Supplied records:
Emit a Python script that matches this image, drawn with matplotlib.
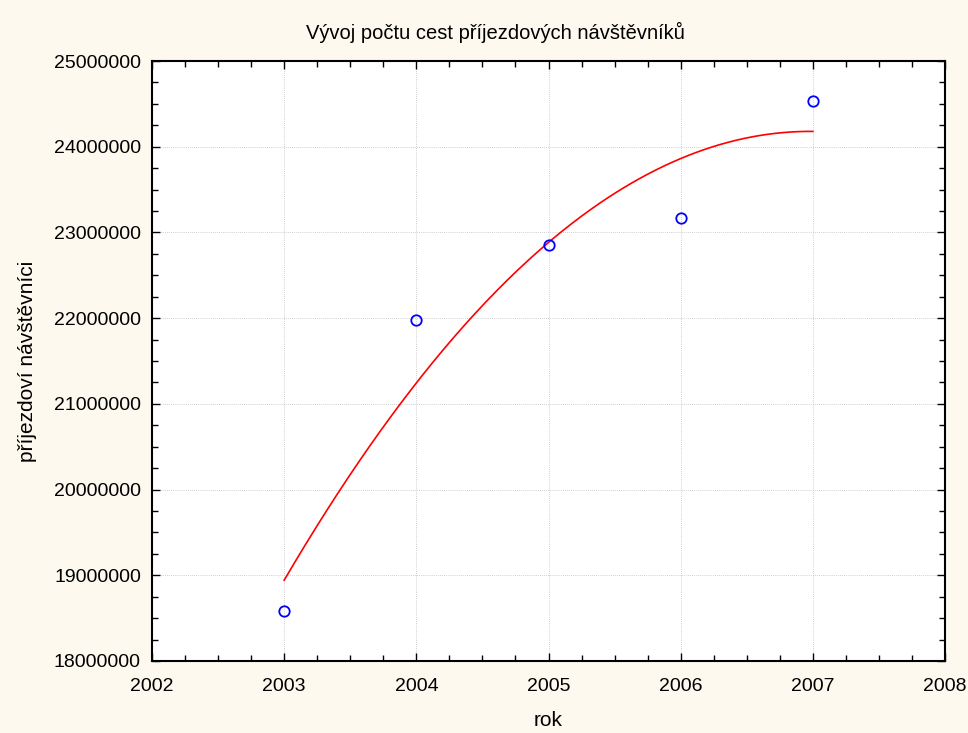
import numpy as np
import matplotlib
matplotlib.use("Agg")
import matplotlib.pyplot as plt
from matplotlib.ticker import MultipleLocator, AutoMinorLocator

years = [2003, 2004, 2005, 2006, 2007]
visitors = [18580000, 21980000, 22850000, 23170000, 24530000]

title = "Vývoj počtu cest příjezdových návštěvníků"
xlabel = "rok"
ylabel = "příjezdoví návštěvníci"

plt.rcParams['font.family'] = ['Liberation Sans', 'DejaVu Sans']

bg = '#fdf9ef'
fig = plt.figure(figsize=(9.68, 7.33), dpi=100, facecolor=bg)
ax = fig.add_axes([152/968, 1-661/733, (945-152)/968, (661-61)/733])
ax.set_facecolor('white')

# quadratic least-squares fit
coef = np.polyfit(years, visitors, 2)
xs = np.linspace(min(years), max(years), 200)
ax.plot(xs, np.polyval(coef, xs), color='#ff0000', lw=1.2, zorder=3)
ax.plot(years, visitors, 'o', mfc='none', mec='#0000ff', ms=7.5, mew=1.3, zorder=4)

ax.set_xlim(2002, 2008)
ax.set_ylim(18000000, 25000000)
ax.xaxis.set_major_locator(MultipleLocator(1))
ax.yaxis.set_major_locator(MultipleLocator(1000000))
ax.xaxis.set_minor_locator(AutoMinorLocator(4))
ax.yaxis.set_minor_locator(AutoMinorLocator(4))
ax.ticklabel_format(useOffset=False, style='plain')
ax.tick_params(which='both', direction='in', top=True, right=True, colors='black', labelsize=14)
ax.tick_params(which='major', length=6, width=1)
ax.tick_params(which='minor', length=4, width=1)
ax.tick_params(axis='x', pad=12)
ax.tick_params(axis='y', pad=8)
ax.grid(True, which='major', color='#c0c0c0', ls=(0, (1, 1.5)), lw=0.6)
for s in ax.spines.values():
    s.set_linewidth(1.5)

fig.text(495/968, 1-32/733, title, fontsize=14.5, ha='center', va='center')
ax.set_xlabel(xlabel, fontsize=15, labelpad=12)
ax.set_ylabel(ylabel, fontsize=15, labelpad=12)

fig.savefig('out.png', dpi=100, facecolor=bg)
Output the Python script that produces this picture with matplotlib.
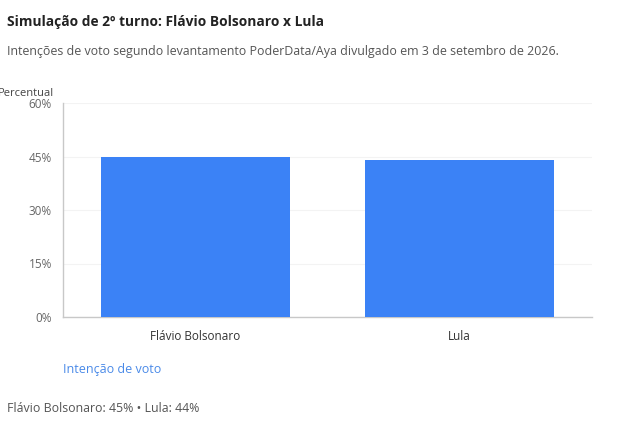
import matplotlib.pyplot as plt

candidatos = ["Flávio Bolsonaro", "Lula"]
votos = [45, 44]
yticks = [0, 15, 30, 45, 60]
ytick_labels = ["0%", "15%", "30%", "45%", "60%"]

plt.rcParams['font.family'] = ['Open Sans', 'DejaVu Sans']

W, H = 618, 425
fig = plt.figure(figsize=(W / 100, H / 100), dpi=100)

# area do grafico em pixels: x 63..592, y 103..317
ax = fig.add_axes([63 / W, 1 - 317 / H, (592 - 63) / W, (317 - 103) / H])
x = range(len(candidatos))
ax.bar(x, votos, width=0.714, color="#3b82f6", zorder=3)
ax.set_xlim(-0.5, 1.5)
ax.set_ylim(0, 60)
ax.set_yticks(yticks)
ax.set_yticklabels(ytick_labels)
ax.set_xticks(list(x))
ax.set_xticklabels(candidatos)
ax.tick_params(axis='y', length=0, pad=8, labelsize=8.5, labelcolor="#666666")
ax.tick_params(axis='x', length=0, pad=9, labelsize=8.5, labelcolor="#333333")
ax.grid(axis='y', color="#f3f3f3", linewidth=0.8, zorder=0)
for s in ["top", "right"]:
    ax.spines[s].set_visible(False)
for s in ["left", "bottom"]:
    ax.spines[s].set_color("#c8c8c8")
    ax.spines[s].set_linewidth(1)

fig.text(54 / W, 1 - 93 / H, "Percentual", ha='right', va='center', fontsize=8, color="#444444")
fig.text(7 / W, 1 - 22 / H, "Simulação de 2º turno: Flávio Bolsonaro x Lula",
         ha='left', va='center', fontsize=9.9, fontweight='bold', color="#222222")
fig.text(7 / W, 1 - 51 / H,
         "Intenções de voto segundo levantamento PoderData/Aya divulgado em 3 de setembro de 2026.",
         ha='left', va='center', fontsize=8.95, color="#555555")
fig.text(63 / W, 1 - 369 / H, "Intenção de voto", ha='left', va='center', fontsize=9, color="#4a8ae8")
fig.text(7 / W, 1 - 408 / H, "Flávio Bolsonaro: 45% • Lula: 44%", ha='left', va='center',
         fontsize=8.9, color="#555555")

fig.savefig("out.png", dpi=100)
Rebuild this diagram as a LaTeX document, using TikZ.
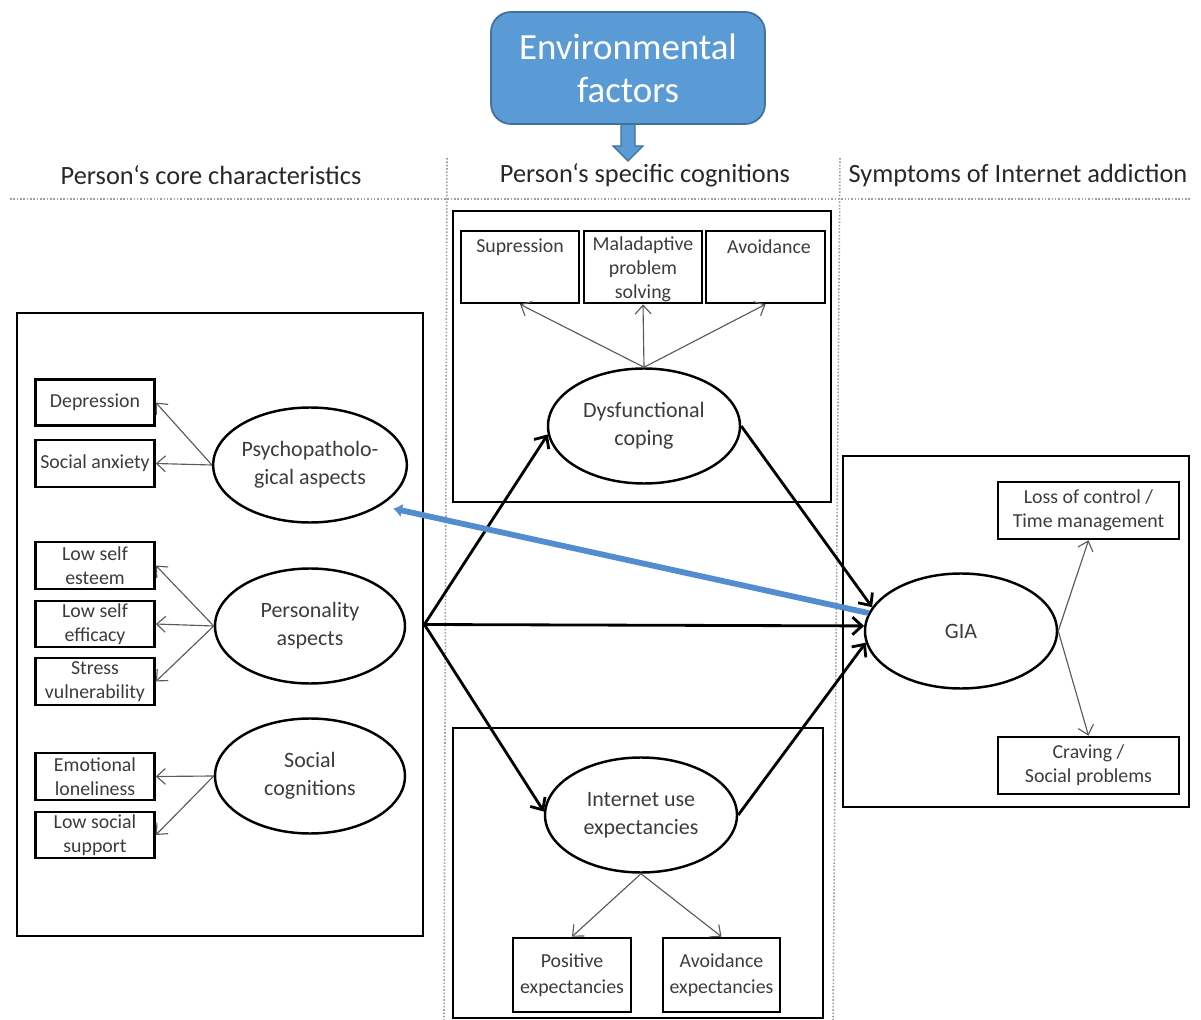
\documentclass[tikz,border=0pt]{standalone}
\usepackage{fontspec}
\setmainfont{Carlito}
\usetikzlibrary{shapes.geometric,arrows.meta,calc}
\definecolor{txt}{RGB}{60,60,60}
\definecolor{headtxt}{RGB}{40,40,40}
\definecolor{arrowgray}{RGB}{90,90,90}
\definecolor{envblue}{RGB}{91,155,213}
\definecolor{envedge}{RGB}{65,113,156}
\definecolor{linkblue}{RGB}{84,141,207}
\definecolor{sepgray}{RGB}{160,160,160}
\tikzset{
  sz/.style 2 args={minimum width=#1*0.02cm, minimum height=#2*0.02cm},
  frame/.style={draw=black, line width=1.6pt, inner sep=0pt},
  itembox/.style={draw=black, line width=1.5pt, inner sep=0pt, align=center,
    font=\fontsize{11.3}{13.6}\selectfont, text=txt},
  lbl/.style={inner sep=0pt, align=center, font=\fontsize{11.3}{13.6}\selectfont, text=txt},
  latent/.style={ellipse, draw=black, line width=1.4pt, inner sep=0pt,
    minimum width=192*0.02cm, minimum height=115*0.02cm, align=center,
    font=\fontsize{12.5}{15.9}\selectfont, text=txt},
  header/.style={inner sep=0pt, font=\fontsize{15}{18}\selectfont, text=headtxt},
  sepline/.style={draw=sepgray, line width=0.9pt, densely dotted},
  thinarrow/.style={-{Straight Barb[length=5pt,width=9pt]}, draw=arrowgray, line width=0.65pt},
  thickarrow/.style={-{Straight Barb[length=5.5pt,width=10pt,line width=1.6pt]}, line width=1.6pt},
  bluearrow/.style={-{Latex[length=5pt,width=8pt]}, draw=linkblue, line width=3.3pt},
}
\begin{document}
\begin{tikzpicture}[x=0.02cm,y=-0.02cm]
\useasboundingbox (0,0) rectangle (1201,1020);

% column separators
\draw[sepline] (10,199) -- (1190,199);
\draw[sepline] (447,158) -- (444,1020);
\draw[sepline] (840,158) -- (833,1020);

% column headings
\node[header] (h1) at (211,175) {Person‘s core characteristics};
\node[header] (h2) at (645,175) {Person‘s specific cognitions};
\node[header] (h3) at (1018,175) {Symptoms of Internet addiction};

% environmental factors and its block arrow
\filldraw[fill=envblue, draw=envedge, line width=0.8pt]
  (621,120) -- (635,120) -- (635,146) -- (643,146) -- (628,161) -- (613,146) -- (621,146) -- cycle;
\node[draw=envedge, fill=envblue, line width=1pt, rounded corners=0.4cm, sz={274}{112},
  inner sep=0pt, align=center, text=white, font=\fontsize{21}{24.5}\selectfont] (env) at (628,68)
  {Environmental\\factors};

% core characteristics
\node[frame, sz={406}{623}] (core) at (220,624.5) {};
\node[itembox, sz={119}{46}] (dep) at (95,402.5) {Depression};
\node[itembox, sz={119}{47}] (sa) at (95,463.5) {Social anxiety};
\node[itembox, sz={119}{47}] (lse) at (95,565.5) {Low self\\esteem};
\node[itembox, sz={119}{46}] (lsf) at (95,624) {Low self\\efficacy};
\node[itembox, sz={119}{47}] (sv) at (95,681.5) {Stress\\vulnerability};
\node[itembox, sz={119}{47}] (eml) at (95,776.5) {Emotional\\loneliness};
\node[itembox, sz={119}{46}] (lss) at (95,835) {Low social\\support};

\node[latent, minimum width=190*0.02cm] (psy) at (310,465) {Psychopatholo-\\gical aspects};
\node[latent, minimum width=190*0.02cm] (per) at (310,626) {Personality\\aspects};
\node[latent, minimum width=190*0.02cm] (soc) at (310,776) {Social\\cognitions};

\draw[thinarrow] (psy.west) -- (dep.east);
\draw[thinarrow] (psy.west) -- (sa.east);
\draw[thinarrow] (per.west) -- (lse.east);
\draw[thinarrow] (per.west) -- (lsf.east);
\draw[thinarrow] (per.west) -- (sv.east);
\draw[thinarrow] (soc.west) -- (eml.east);
\draw[thinarrow] (soc.west) -- (lss.east);

% specific cognitions: coping
\node[frame, sz={378}{291}] (copebox) at (642,356.5) {};
\node[itembox, sz={118}{72}] (sup) at (520,267) {};
\node[itembox, sz={118}{72}] (mal) at (643,267) {};
\node[itembox, sz={119}{72}] (avo) at (765.5,267) {};
\node[lbl] (supT) at (520,247) {Supression};
\node[lbl] (malT) at (643,269.5) {Maladaptive\\problem\\solving};
\node[lbl] (avoT) at (769,247) {Avoidance};

\node[latent] (dys) at (644,426) {Dysfunctional\\coping};
\draw[thinarrow] (dys.north) -- (sup.south);
\draw[thinarrow] (dys.north) -- (mal.south);
\draw[thinarrow] (dys.north) -- (avo.south);

% specific cognitions: expectancies
\node[frame, sz={370}{290}] (expbox) at (638,873) {};
\node[latent] (iue) at (641,815) {Internet use\\expectancies};
\node[itembox, sz={118}{74}, font=\fontsize{11.3}{14.7}\selectfont] (pos) at (572,975) {Positive\\expectancies};
\node[itembox, sz={117}{74}, font=\fontsize{11.3}{14.7}\selectfont] (ave) at (721.5,975) {Avoidance\\expectancies};
\draw[thinarrow] (iue.south) -- (pos.north);
\draw[thinarrow] (iue.south) -- (ave.north);

% symptoms
\node[frame, sz={346}{351}] (symbox) at (1016,631.5) {};
\node[latent] (gia) at (961,631) {GIA};
\node[itembox, sz={181}{57}] (loss) at (1088.5,510.5) {Loss of control /\\Time management};
\node[itembox, sz={181}{57}] (crav) at (1088.5,765.5) {Craving /\\Social problems};
\draw[thinarrow] (gia.east) -- (loss.south);
\draw[thinarrow] (gia.east) -- (crav.north);

% structural paths
\draw[thickarrow] (core.east) -- (dys.185);
\draw[thickarrow] (core.east) -- (gia.177);
\draw[thickarrow] (core.east) -- (iue.178);
\draw[thickarrow] (dys.east) -- (gia.165);
\draw[thickarrow] (iue.east) -- (gia.187);

% feedback from symptoms to core characteristics
\draw[bluearrow, shorten >=0.26cm] (gia.169) -- (psy.330);
\end{tikzpicture}
\end{document}
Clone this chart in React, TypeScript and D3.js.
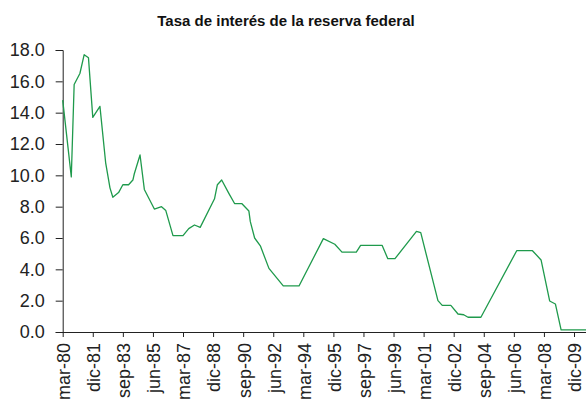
import React, { useEffect, useRef } from 'react';
import * as d3 from 'd3';

// months since mar-80 and the rate read at that point
const months = [
  0, 6, 8, 12, 15, 18, 21, 26, 30, 33, 35, 39, 42, 46, 49, 50, 54, 57, 64, 69,
  72, 77, 84, 88, 92, 96, 106, 108, 111, 116, 120, 125, 130, 131, 134, 138, 144,
  154, 165, 182, 190, 195, 205, 208, 223, 227, 232, 247, 250, 262, 265, 271, 276,
  280, 283, 292, 317, 328, 334, 340, 344, 348, 366,
];
const rates = [
  14.8, 9.9, 15.8, 16.5, 17.7, 17.5, 13.7, 14.4, 10.8, 9.2, 8.6, 8.9, 9.4, 9.4,
  9.7, 10.1, 11.3, 9.1, 7.85, 8.0, 7.75, 6.15, 6.15, 6.6, 6.83, 6.68, 8.5, 9.4,
  9.7, 8.85, 8.2, 8.2, 7.72, 7.04, 6.0, 5.5, 4.06, 2.94, 2.94, 5.96, 5.6, 5.1,
  5.1, 5.53, 5.53, 4.68, 4.68, 6.42, 6.34, 2.0, 1.7, 1.7, 1.15, 1.1, 0.94, 0.94,
  5.19, 5.19, 4.6, 1.98, 1.79, 0.13, 0.13,
];
const tickLabels = [
  'mar-80', 'dic-81', 'sep-83', 'jun-85', 'mar-87', 'dic-88', 'sep-90', 'jun-92',
  'mar-94', 'dic-95', 'sep-97', 'jun-99', 'mar-01', 'dic-02', 'sep-04', 'jun-06',
  'mar-08', 'dic-09',
];
const yTicks = [0, 2, 4, 6, 8, 10, 12, 14, 16, 18];
const monthStep = 21;

const width = 586;
const height = 405;

export default function App() {
  const svgRef = useRef<SVGSVGElement>(null);

  useEffect(() => {
    if (!svgRef.current) return;
    const svg = d3.select(svgRef.current);
    svg.selectAll('*').remove();

    const x = d3.scaleLinear()
      .domain([0, monthStep * (tickLabels.length - 1)])
      .range([62.7, 574]);
    const y = d3.scaleLinear().domain([0, 18]).range([332, 50]);

    const font = 'Liberation Sans, Arial, Helvetica, sans-serif';

    // title
    svg.append('text')
      .attr('x', 286)
      .attr('y', 26)
      .attr('text-anchor', 'middle')
      .style('font-family', font)
      .style('font-weight', 'bold')
      .style('font-size', '15px')
      .attr('fill', '#111')
      .text('Tasa de interés de la reserva federal');

    // y axis
    const yAxis = svg.append('g')
      .attr('transform', `translate(${x(0)},0)`)
      .call(
        d3.axisLeft(y)
          .tickValues(yTicks)
          .tickSize(7)
          .tickPadding(11)
          .tickFormat(d => d3.format('.1f')(d as number))
      );
    yAxis.selectAll('text')
      .style('font-family', font)
      .style('font-size', '18px')
      .attr('fill', '#222');
    yAxis.select('.domain').attr('stroke', '#222');
    yAxis.selectAll('line').attr('stroke', '#222');

    // x axis
    const xAxis = svg.append('g')
      .attr('transform', `translate(0,${y(0)})`)
      .call(
        d3.axisBottom(x)
          .tickValues(tickLabels.map((_, i) => i * monthStep))
          .tickSize(5)
          .tickSizeOuter(0)
          .tickFormat((_, i) => tickLabels[i])
      );
    xAxis.select('.domain')
      .attr('stroke', '#222')
      .attr('d', `M${x(0)},0.5H${width}`);
    xAxis.selectAll('line').attr('stroke', '#222');
    xAxis.selectAll('text')
      .style('font-family', font)
      .style('font-size', '18px')
      .attr('fill', '#222')
      .attr('text-anchor', 'end')
      .attr('transform', 'rotate(-90)')
      .attr('x', -11)
      .attr('y', 0)
      .attr('dy', '0.38em');

    // rate line
    const line = d3.line<number>()
      .x((_, i) => x(months[i]))
      .y(d => y(d));

    svg.append('path')
      .datum(rates)
      .attr('fill', 'none')
      .attr('stroke', '#1f9a4c')
      .attr('stroke-width', 1.3)
      .attr('stroke-linejoin', 'round')
      .attr('d', line);
  }, []);

  return (
    <svg
      ref={svgRef}
      width={width}
      height={height}
      style={{ position: 'fixed', left: 0, top: 0, background: '#fff' }}
    />
  );
}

Problem:
Among the records above, locate the line containing "Clone this chart" and the line containing "import * as d3 from 'd3';", then transcribe exactly the lines starting at the first and ending at the second, with no pictures.

Result of this exercise:
Clone this chart in React, TypeScript and D3.js.
import React, { useEffect, useRef } from 'react';
import * as d3 from 'd3';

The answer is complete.